I laureati italiani sono “troppo istruiti” per lavorare

Dopo un’intera carriera universitaria proseguita con ottimi risultati, tirocini formativi e voti eccellenti, in Italia un laureato su tre risulta troppo istruito per ottenere la posizione lavorativa desiderata una volta finiti gli studi. Una situazione non proprio entusiasmante. Ma quali sono i dati di questo fenomeno?
La laurea è ancora utile per trovare lavoro ma molti giovani laureati fanno un lavoro che sottovaluta le competenze acquisite negli studi. La percentuale di studenti italiani che completano gli studi, sia triennali che corsi di laurea specialistica come quelli di Unicusano, è molto alta rispetto alle opportunità lavorative che si ritrovano a poter valutare una volta completato il loro percorso.
Secondo un’indagine Istat, analizzando i lavoratori laureati tra i 25 e i 34 anni (1,1 milioni) e quelli diplomati tra i 20 e i 24 (678mila), scopriamo che 437mila giovani con un titolo di studio più elevato rispetto a quello richiesto per svolgere il lavoro per il quale sono stati assunti.
Si tratta del 18% dei diplomati e del 28% dei laureati: tra i primi la sovraistruzione è più marcata tra gli uomini (riguarda il 24% dei maschi contro il 9% delle femmine), mentre tra i secondi accade il contrario (il 30,5% delle laureate è iperqualificato rispetto al 20,1% dei maschi).
Numeri che lasciano trasparire le conseguenze della crisi economica, il gruppo dei “troppo istruiti” si è infatti allargato rispetto sia ai 372mila giovani del 2008 sia ai 398mila del 2015.
Molti giovani laureati rischiano di ritrovarsi con una laurea che non serve a molto, perché riescono a trovare un lavoro sotto qualificato rispetto ai loro studi e al loro rendimento universitario, e quindi, per andare avanti, si accontentano di semplici lavoretti con la speranza di trovare qualcosa di meglio in futuro. Questo fenomeno prende il nome di gig economy, l’economia dei “lavoretti” che coinvolge tra i 600 e i 750mila lavoratori in Italia.

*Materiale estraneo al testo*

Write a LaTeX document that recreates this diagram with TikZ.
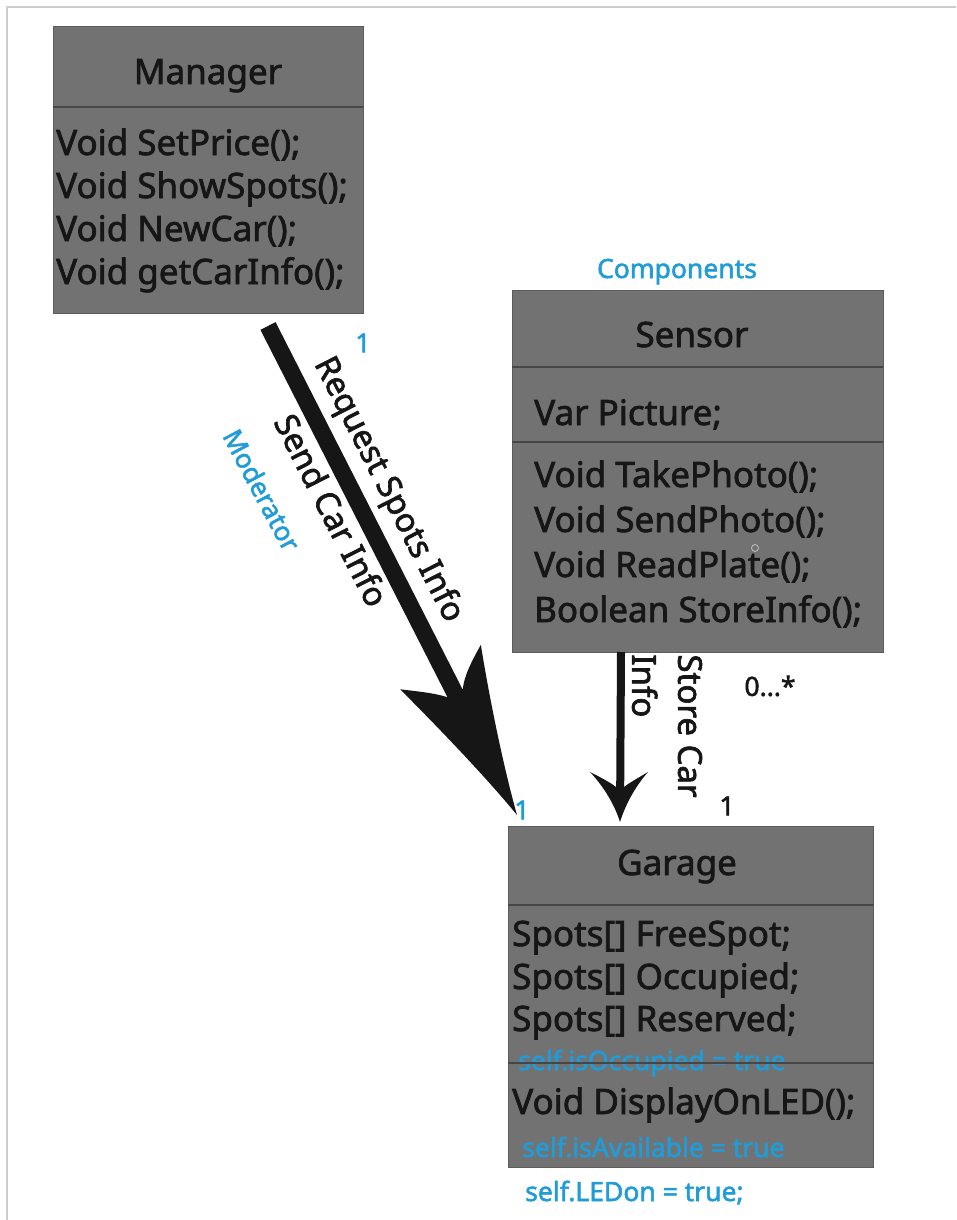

Secondo la Fondazione Debenedetti, tra i gig worker il 18% ha un diploma di liceo, il 10% una laurea triennale, il 14% una magistrale e il 6% un master o addirittura il dottorato di ricerca.
Il fenomeno vale soprattutto per chi si specializza in lettere e filosofia, in storia, archeologia, lingue straniere, sociologia, laureati in scienze politiche, psicologia e giurisprudenza. Per chi si specializza in queste facoltà, infatti, è stato constatato che, in media, nei primi anni dopo il titolo oltre un terzo di quelli che lavorano trovano sbocchi per cui la laurea non è per niente indispensabile.
Un altro gruppo di laureati, invece, ha scelto la strada estera, trasferendosi in paesi Europei o oltre oceano per ottenere posizioni lavorative degne del loro titolo di studio, in aziende qualificate che possano evidenziare le loro capacità.
L’Italia, sicuramente, sta compiendo degli sforzi per accrescere il livello di istruzione della popolazione, un passo fondamentale per favorire la competitività del sistema, ma sarebbe necessario che anche le imprese italiane inizino a impostare una strategia improntata all’innovazione, offrendo posizioni lavorative qualificate, in grado di valorizzare il potenziale di competenze e creatività dei giovani laureati.